August 26 – Bruce Reichert – Idaho Headwaters – Idaho Public Television, host and executive producer of Outdoor Idaho
BRUCE REICHERT is best known as the host and one of the producers of Outdoor Idaho, an Idaho Public Television program that profiles the people and places that make Idaho interesting, it is one of the most honored series in the Idaho and the Northwest, having won hundreds of state, regional, and national awards, including regional Emmys and several Edward R Murrow awards for public affairs reporting.
He knows about the charms and difficulties of rural living, having built a log cabin in the mountains outside Idaho City. He has served as president of the Idaho City Historical Foundation; helped start the Idaho City Arts Festival and the town’s community theatre; he taught school, was the editor of Idaho’s oldest newspaper, The Idaho World, and tended bar at O’Leary’s Saloon.

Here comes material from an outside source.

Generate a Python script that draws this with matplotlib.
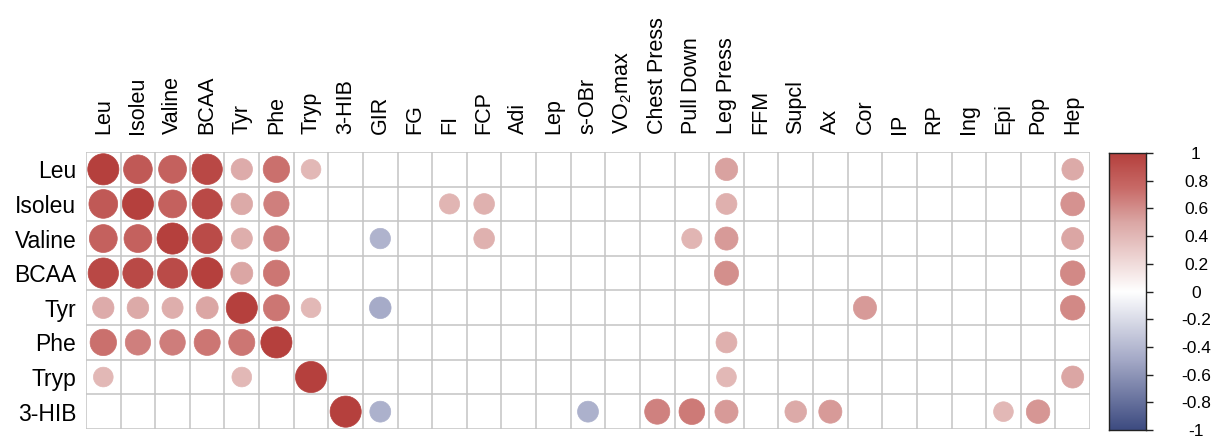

Bruce will introduce and show Idaho Headwaters, which pays tribute to the hundreds of miles of small streams that transport water from the upper reaches of the watershed to the main part of a river. Headwaters help determine the character of major rivers, like the Snake, the Salmon, the Selway, the Boise, the Owyhee, the St. Joe; and in turn those rivers help define Idaho and the West.